→ Direction
Print the lines of the listing below verbatim from its first line through the line bearing "30.5, 22.8, 22.8];". Any pictures are to be omitted.

→ Source excerpt
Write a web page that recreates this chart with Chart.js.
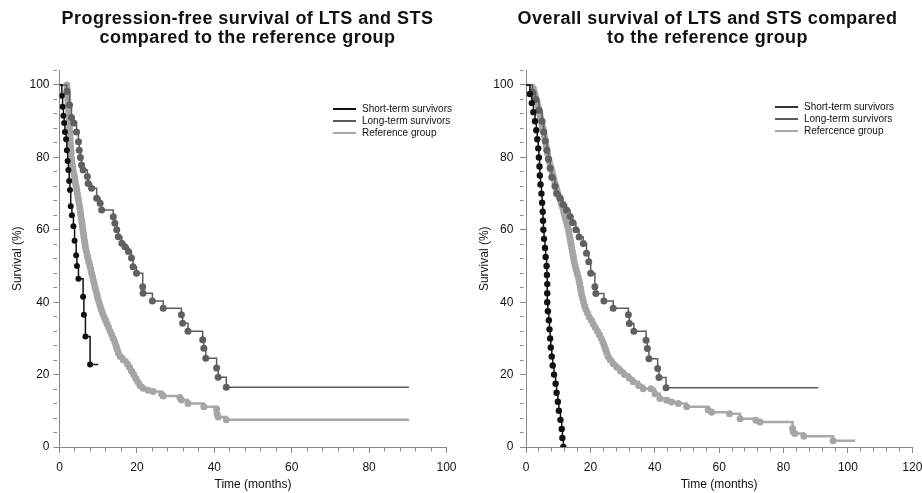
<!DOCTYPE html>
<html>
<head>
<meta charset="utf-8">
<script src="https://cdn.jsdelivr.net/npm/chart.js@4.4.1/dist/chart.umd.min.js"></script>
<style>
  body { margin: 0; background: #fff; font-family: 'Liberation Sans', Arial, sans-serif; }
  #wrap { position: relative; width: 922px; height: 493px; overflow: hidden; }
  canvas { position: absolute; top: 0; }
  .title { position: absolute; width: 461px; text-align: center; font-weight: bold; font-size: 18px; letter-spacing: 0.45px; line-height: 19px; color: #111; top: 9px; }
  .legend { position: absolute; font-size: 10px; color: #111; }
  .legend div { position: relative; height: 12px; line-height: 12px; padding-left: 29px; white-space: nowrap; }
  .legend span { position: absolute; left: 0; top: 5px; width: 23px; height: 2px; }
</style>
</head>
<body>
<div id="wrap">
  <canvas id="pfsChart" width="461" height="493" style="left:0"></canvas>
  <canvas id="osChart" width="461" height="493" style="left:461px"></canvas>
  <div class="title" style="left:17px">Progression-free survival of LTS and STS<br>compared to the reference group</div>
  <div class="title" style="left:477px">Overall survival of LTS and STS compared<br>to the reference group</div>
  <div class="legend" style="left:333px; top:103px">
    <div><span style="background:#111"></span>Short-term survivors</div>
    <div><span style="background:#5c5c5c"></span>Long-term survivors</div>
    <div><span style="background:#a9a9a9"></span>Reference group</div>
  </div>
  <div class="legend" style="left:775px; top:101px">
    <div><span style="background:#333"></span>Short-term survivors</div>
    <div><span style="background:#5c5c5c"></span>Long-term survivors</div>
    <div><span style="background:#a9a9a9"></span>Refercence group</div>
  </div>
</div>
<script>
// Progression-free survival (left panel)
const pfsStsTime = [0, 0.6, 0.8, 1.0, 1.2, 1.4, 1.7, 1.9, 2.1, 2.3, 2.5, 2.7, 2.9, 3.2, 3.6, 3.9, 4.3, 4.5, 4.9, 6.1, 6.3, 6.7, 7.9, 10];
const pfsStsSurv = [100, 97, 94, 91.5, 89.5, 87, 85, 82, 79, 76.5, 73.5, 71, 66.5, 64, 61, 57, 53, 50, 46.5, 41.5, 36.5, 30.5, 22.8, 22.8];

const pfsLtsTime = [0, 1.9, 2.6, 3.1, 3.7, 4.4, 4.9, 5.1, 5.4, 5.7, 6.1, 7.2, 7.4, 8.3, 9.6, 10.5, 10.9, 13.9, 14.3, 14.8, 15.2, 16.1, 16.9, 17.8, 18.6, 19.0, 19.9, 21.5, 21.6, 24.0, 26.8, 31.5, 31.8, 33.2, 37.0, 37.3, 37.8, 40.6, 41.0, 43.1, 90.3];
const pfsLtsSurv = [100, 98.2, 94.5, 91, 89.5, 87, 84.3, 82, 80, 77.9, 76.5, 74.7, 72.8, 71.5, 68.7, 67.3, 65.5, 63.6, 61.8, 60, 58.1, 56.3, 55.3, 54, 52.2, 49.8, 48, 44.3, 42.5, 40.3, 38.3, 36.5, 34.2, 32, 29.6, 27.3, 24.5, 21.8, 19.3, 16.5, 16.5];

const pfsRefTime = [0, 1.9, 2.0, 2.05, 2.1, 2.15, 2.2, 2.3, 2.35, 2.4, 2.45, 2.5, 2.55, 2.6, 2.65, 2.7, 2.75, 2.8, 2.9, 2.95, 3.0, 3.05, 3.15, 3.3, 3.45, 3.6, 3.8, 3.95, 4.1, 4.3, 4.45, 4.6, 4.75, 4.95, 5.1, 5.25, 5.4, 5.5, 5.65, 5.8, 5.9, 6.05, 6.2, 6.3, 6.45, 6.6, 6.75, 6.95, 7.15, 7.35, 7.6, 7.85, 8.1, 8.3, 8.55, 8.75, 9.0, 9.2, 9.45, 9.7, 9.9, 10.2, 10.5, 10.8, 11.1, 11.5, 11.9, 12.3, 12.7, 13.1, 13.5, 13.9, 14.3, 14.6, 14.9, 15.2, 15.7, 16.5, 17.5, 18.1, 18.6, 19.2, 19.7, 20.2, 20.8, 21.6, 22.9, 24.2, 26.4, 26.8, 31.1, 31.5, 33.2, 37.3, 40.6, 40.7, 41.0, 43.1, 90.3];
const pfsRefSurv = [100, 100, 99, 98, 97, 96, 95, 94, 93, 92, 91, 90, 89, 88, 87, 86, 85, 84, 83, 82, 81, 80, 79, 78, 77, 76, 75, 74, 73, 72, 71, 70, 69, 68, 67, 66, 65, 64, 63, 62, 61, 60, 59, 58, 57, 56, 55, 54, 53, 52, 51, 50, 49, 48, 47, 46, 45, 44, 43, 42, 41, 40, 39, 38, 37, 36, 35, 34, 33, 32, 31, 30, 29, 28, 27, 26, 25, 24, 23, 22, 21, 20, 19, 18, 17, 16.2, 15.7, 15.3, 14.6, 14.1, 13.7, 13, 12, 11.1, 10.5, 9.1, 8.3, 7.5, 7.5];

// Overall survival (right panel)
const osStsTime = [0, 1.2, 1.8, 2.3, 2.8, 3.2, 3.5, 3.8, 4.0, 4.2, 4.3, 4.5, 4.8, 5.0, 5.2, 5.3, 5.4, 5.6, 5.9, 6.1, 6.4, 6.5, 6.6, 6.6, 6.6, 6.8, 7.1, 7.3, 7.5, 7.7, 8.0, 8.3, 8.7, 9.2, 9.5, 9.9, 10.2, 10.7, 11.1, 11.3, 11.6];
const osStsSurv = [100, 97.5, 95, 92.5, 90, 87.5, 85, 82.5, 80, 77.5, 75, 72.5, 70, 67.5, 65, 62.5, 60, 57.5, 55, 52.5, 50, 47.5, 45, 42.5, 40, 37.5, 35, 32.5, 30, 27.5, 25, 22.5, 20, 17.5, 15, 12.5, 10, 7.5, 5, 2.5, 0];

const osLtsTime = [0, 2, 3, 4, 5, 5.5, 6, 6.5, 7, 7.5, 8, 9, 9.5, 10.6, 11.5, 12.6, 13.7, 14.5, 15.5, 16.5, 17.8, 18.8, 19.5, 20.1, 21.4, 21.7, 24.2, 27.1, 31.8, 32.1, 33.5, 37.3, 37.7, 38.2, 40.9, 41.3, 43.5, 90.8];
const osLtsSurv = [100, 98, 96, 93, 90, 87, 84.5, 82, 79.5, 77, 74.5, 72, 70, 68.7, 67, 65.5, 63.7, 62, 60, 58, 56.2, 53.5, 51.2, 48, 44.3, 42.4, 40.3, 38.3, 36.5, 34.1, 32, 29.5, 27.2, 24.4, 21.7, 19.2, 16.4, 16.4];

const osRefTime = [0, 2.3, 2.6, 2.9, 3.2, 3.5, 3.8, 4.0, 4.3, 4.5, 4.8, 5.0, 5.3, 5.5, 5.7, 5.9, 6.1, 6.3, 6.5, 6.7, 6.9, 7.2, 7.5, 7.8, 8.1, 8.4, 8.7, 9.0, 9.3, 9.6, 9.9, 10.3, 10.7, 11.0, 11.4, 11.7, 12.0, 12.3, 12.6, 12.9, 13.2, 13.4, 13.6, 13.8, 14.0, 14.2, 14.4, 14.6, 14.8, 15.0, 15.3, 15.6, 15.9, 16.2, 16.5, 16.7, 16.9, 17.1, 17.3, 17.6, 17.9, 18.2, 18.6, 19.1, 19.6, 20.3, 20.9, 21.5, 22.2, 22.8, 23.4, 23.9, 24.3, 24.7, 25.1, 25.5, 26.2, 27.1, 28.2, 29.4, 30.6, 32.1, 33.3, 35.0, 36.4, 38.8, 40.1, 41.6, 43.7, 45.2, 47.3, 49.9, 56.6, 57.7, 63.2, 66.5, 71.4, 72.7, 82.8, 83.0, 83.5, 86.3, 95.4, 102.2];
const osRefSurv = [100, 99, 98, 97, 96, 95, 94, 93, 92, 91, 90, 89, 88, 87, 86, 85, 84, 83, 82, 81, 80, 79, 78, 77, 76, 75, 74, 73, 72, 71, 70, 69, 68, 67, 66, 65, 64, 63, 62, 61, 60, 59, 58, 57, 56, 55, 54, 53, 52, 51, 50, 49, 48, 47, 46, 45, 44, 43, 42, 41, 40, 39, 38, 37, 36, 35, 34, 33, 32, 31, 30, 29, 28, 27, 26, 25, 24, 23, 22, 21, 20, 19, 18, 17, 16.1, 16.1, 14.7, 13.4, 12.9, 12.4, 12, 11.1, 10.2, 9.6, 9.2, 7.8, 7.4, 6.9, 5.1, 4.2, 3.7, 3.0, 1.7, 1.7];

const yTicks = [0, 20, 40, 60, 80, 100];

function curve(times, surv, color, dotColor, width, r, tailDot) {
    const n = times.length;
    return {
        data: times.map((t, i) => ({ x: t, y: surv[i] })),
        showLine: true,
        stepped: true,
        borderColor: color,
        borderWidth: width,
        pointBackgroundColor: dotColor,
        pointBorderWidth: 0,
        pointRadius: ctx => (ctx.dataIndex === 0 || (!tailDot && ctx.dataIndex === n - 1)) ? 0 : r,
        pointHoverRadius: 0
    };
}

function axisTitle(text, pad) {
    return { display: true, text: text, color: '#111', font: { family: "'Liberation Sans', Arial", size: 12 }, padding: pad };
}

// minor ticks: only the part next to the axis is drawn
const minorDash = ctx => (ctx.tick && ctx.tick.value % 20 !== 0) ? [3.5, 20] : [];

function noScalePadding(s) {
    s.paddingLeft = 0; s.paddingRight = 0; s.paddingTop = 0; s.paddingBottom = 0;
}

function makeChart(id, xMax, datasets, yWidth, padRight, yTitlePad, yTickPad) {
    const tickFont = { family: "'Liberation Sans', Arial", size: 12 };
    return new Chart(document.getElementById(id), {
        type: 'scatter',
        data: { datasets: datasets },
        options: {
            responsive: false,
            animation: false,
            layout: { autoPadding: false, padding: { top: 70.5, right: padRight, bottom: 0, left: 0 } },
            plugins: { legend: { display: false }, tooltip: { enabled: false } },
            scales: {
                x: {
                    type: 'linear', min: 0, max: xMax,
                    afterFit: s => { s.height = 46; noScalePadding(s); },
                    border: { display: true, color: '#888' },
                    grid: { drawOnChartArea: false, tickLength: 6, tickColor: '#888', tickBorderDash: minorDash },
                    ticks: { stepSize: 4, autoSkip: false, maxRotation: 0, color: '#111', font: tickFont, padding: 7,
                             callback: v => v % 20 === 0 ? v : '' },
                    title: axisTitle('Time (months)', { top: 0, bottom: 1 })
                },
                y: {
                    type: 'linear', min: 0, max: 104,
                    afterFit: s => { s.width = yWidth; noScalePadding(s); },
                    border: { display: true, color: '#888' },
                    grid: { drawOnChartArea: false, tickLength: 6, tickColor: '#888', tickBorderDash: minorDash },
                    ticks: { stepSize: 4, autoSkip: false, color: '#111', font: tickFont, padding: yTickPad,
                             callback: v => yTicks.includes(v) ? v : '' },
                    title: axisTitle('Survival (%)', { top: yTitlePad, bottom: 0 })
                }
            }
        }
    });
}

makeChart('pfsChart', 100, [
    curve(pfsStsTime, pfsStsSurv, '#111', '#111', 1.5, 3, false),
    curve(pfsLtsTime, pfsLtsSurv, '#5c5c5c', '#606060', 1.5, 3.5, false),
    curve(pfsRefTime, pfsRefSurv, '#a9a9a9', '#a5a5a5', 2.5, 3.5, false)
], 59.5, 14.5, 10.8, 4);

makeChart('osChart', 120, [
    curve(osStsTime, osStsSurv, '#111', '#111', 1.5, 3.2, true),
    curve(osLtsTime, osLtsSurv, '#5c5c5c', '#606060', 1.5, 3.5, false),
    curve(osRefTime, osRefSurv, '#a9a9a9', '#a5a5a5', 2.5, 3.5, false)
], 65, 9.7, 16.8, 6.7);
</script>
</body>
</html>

→ The reply
Write a web page that recreates this chart with Chart.js.
<!DOCTYPE html>
<html>
<head>
<meta charset="utf-8">
<script src="https://cdn.jsdelivr.net/npm/chart.js@4.4.1/dist/chart.umd.min.js"></script>
<style>
  body { margin: 0; background: #fff; font-family: 'Liberation Sans', Arial, sans-serif; }
  #wrap { position: relative; width: 922px; height: 493px; overflow: hidden; }
  canvas { position: absolute; top: 0; }
  .title { position: absolute; width: 461px; text-align: center; font-weight: bold; font-size: 18px; letter-spacing: 0.45px; line-height: 19px; color: #111; top: 9px; }
  .legend { position: absolute; font-size: 10px; color: #111; }
  .legend div { position: relative; height: 12px; line-height: 12px; padding-left: 29px; white-space: nowrap; }
  .legend span { position: absolute; left: 0; top: 5px; width: 23px; height: 2px; }
</style>
</head>
<body>
<div id="wrap">
  <canvas id="pfsChart" width="461" height="493" style="left:0"></canvas>
  <canvas id="osChart" width="461" height="493" style="left:461px"></canvas>
  <div class="title" style="left:17px">Progression-free survival of LTS and STS<br>compared to the reference group</div>
  <div class="title" style="left:477px">Overall survival of LTS and STS compared<br>to the reference group</div>
  <div class="legend" style="left:333px; top:103px">
    <div><span style="background:#111"></span>Short-term survivors</div>
    <div><span style="background:#5c5c5c"></span>Long-term survivors</div>
    <div><span style="background:#a9a9a9"></span>Reference group</div>
  </div>
  <div class="legend" style="left:775px; top:101px">
    <div><span style="background:#333"></span>Short-term survivors</div>
    <div><span style="background:#5c5c5c"></span>Long-term survivors</div>
    <div><span style="background:#a9a9a9"></span>Refercence group</div>
  </div>
</div>
<script>
// Progression-free survival (left panel)
const pfsStsTime = [0, 0.6, 0.8, 1.0, 1.2, 1.4, 1.7, 1.9, 2.1, 2.3, 2.5, 2.7, 2.9, 3.2, 3.6, 3.9, 4.3, 4.5, 4.9, 6.1, 6.3, 6.7, 7.9, 10];
const pfsStsSurv = [100, 97, 94, 91.5, 89.5, 87, 85, 82, 79, 76.5, 73.5, 71, 66.5, 64, 61, 57, 53, 50, 46.5, 41.5, 36.5, 30.5, 22.8, 22.8];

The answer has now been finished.